* _Data provided_:

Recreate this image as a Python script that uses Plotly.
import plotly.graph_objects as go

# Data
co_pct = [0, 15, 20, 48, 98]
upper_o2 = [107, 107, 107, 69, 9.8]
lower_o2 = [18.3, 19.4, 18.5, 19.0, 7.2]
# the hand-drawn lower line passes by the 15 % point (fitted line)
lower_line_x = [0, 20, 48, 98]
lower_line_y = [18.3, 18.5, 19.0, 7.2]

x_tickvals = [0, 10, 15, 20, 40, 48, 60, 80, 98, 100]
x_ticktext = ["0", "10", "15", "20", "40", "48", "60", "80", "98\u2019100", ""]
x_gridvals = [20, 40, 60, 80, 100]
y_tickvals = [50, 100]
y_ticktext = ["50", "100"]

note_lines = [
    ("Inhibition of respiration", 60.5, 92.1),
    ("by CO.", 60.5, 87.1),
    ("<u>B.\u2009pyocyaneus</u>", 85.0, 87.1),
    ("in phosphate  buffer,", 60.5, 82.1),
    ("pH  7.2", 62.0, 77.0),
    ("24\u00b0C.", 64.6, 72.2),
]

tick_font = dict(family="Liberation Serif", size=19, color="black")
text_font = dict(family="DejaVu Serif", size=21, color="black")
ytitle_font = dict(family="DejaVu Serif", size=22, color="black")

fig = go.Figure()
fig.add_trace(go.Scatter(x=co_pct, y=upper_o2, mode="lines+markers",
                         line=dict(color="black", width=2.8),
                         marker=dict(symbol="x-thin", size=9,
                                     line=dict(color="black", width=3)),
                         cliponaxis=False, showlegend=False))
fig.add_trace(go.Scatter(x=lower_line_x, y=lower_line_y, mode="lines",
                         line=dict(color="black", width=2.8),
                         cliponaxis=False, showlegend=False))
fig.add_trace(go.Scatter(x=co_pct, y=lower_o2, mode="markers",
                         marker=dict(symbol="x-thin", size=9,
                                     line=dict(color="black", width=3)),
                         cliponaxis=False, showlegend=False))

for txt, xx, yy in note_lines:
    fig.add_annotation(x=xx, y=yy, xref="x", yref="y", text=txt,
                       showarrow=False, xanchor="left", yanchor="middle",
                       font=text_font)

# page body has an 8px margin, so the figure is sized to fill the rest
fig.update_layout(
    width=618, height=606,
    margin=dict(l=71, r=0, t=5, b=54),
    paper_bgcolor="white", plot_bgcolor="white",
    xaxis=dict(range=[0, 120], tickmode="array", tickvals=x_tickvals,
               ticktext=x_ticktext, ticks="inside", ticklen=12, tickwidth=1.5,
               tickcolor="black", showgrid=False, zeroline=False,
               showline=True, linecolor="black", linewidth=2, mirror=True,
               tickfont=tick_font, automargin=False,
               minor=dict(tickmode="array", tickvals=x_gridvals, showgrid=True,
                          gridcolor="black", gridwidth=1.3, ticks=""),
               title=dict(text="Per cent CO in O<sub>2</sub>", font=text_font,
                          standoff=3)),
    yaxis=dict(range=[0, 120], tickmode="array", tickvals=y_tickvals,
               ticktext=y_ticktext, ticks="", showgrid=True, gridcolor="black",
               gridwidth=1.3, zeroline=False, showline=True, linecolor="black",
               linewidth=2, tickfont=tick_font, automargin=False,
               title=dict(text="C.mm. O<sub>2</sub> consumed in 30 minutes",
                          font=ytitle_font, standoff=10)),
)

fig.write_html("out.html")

* _Description of the task_: All the data must be duplicated exactly, with nothing added or removed.

* _The result_:
Recreate this image as a Python script that uses Plotly.
import plotly.graph_objects as go

# Data
co_pct = [0, 15, 20, 48, 98]
upper_o2 = [107, 107, 107, 69, 9.8]
lower_o2 = [18.3, 19.4, 18.5, 19.0, 7.2]
# the hand-drawn lower line passes by the 15 % point (fitted line)
lower_line_x = [0, 20, 48, 98]
lower_line_y = [18.3, 18.5, 19.0, 7.2]

x_tickvals = [0, 10, 15, 20, 40, 48, 60, 80, 98, 100]
x_ticktext = ["0", "10", "15", "20", "40", "48", "60", "80", "98\u2019100", ""]
x_gridvals = [20, 40, 60, 80, 100]
y_tickvals = [50, 100]
y_ticktext = ["50", "100"]

note_lines = [
    ("Inhibition of respiration", 60.5, 92.1),
    ("by CO.", 60.5, 87.1),
    ("<u>B.\u2009pyocyaneus</u>", 85.0, 87.1),
    ("in phosphate  buffer,", 60.5, 82.1),
    ("pH  7.2", 62.0, 77.0),
    ("24\u00b0C.", 64.6, 72.2),
]

tick_font = dict(family="Liberation Serif", size=19, color="black")
text_font = dict(family="DejaVu Serif", size=21, color="black")
ytitle_font = dict(family="DejaVu Serif", size=22, color="black")

fig = go.Figure()
fig.add_trace(go.Scatter(x=co_pct, y=upper_o2, mode="lines+markers",
                         line=dict(color="black", width=2.8),
                         marker=dict(symbol="x-thin", size=9,
                                     line=dict(color="black", width=3)),
                         cliponaxis=False, showlegend=False))
fig.add_trace(go.Scatter(x=lower_line_x, y=lower_line_y, mode="lines",
                         line=dict(color="black", width=2.8),
                         cliponaxis=False, showlegend=False))
fig.add_trace(go.Scatter(x=co_pct, y=lower_o2, mode="markers",
                         marker=dict(symbol="x-thin", size=9,
                                     line=dict(color="black", width=3)),
                         cliponaxis=False, showlegend=False))

for txt, xx, yy in note_lines:
    fig.add_annotation(x=xx, y=yy, xref="x", yref="y", text=txt,
                       showarrow=False, xanchor="left", yanchor="middle",
                       font=text_font)

# page body has an 8px margin, so the figure is sized to fill the rest
fig.update_layout(
    width=618, height=606,
    margin=dict(l=71, r=0, t=5, b=54),
    paper_bgcolor="white", plot_bgcolor="white",
    xaxis=dict(range=[0, 120], tickmode="array", tickvals=x_tickvals,
               ticktext=x_ticktext, ticks="inside", ticklen=12, tickwidth=1.5,
               tickcolor="black", showgrid=False, zeroline=False,
               showline=True, linecolor="black", linewidth=2, mirror=True,
               tickfont=tick_font, automargin=False,
               minor=dict(tickmode="array", tickvals=x_gridvals, showgrid=True,
                          gridcolor="black", gridwidth=1.3, ticks=""),
               title=dict(text="Per cent CO in O<sub>2</sub>", font=text_font,
                          standoff=3)),
    yaxis=dict(range=[0, 120], tickmode="array", tickvals=y_tickvals,
               ticktext=y_ticktext, ticks="", showgrid=True, gridcolor="black",
               gridwidth=1.3, zeroline=False, showline=True, linecolor="black",
               linewidth=2, tickfont=tick_font, automargin=False,
               title=dict(text="C.mm. O<sub>2</sub> consumed in 30 minutes",
                          font=ytitle_font, standoff=10)),
)

fig.write_html("out.html")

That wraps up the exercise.